"We have tremendous distances compared with Japan or Europe," said Carlos Schwantes, a professor of transportation studies at the University of Missouri-St. Louis. "We're just much bigger, and in so much of the country it's so low a population density that we'd have to ask the question: Is it worth spending our dollars for the infrastructure in those areas?"
Still, the federal stimulus package containing Senator John Kerry's $8 billion earmark for rail projects - with priority given to high-speed service - is the most significant surge toward building more high-speed rails. Federal funding for rail has rapidly declined over the past two decades.
The stimulus funding likely won't move high-speed rail planners far enough along to begin construction, but Kerry called the provision "a down payment" on a rail system that eventually could extend throughout the country. The Massachusetts Democrat said parts of the system could be completed within the decade if Congress continues to fund it.

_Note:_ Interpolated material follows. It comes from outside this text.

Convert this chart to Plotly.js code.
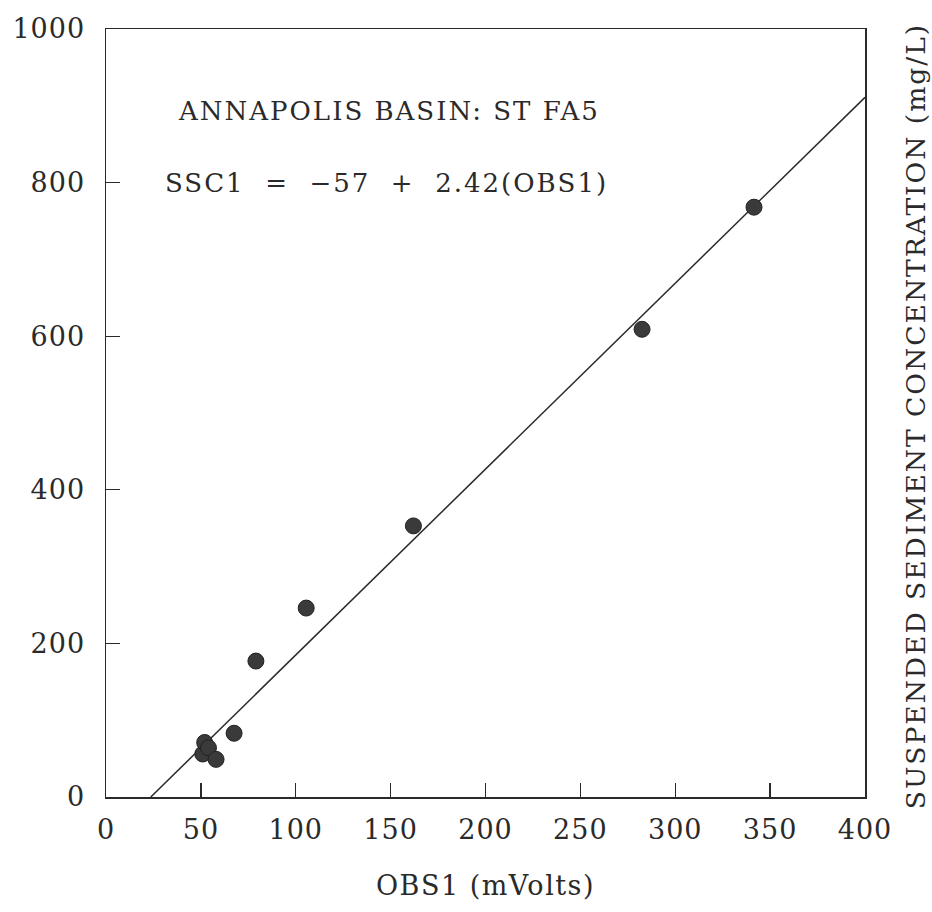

"Spread out over the country, $8 billion will be an important amount of money to advance the engineering and design," said Peter Gertler, national public transit services director with HNTB, an engineering and architectural firm that has been involved in the Midwest high-speed rail project. But going forward, he said, high-speed rail authorities "will need more local funding at the private and state levels."
High-speed rail systems, which have been slow to catch on here, took off abroad with the help of huge government subsidies and gas prices that were more than double what American drivers were paying when prices here peaked last year, transportation researchers say.
Those conditions created a means and a motivation to support rail service that can travel at speeds upwards of 180 miles an hour in countries like France and Japan.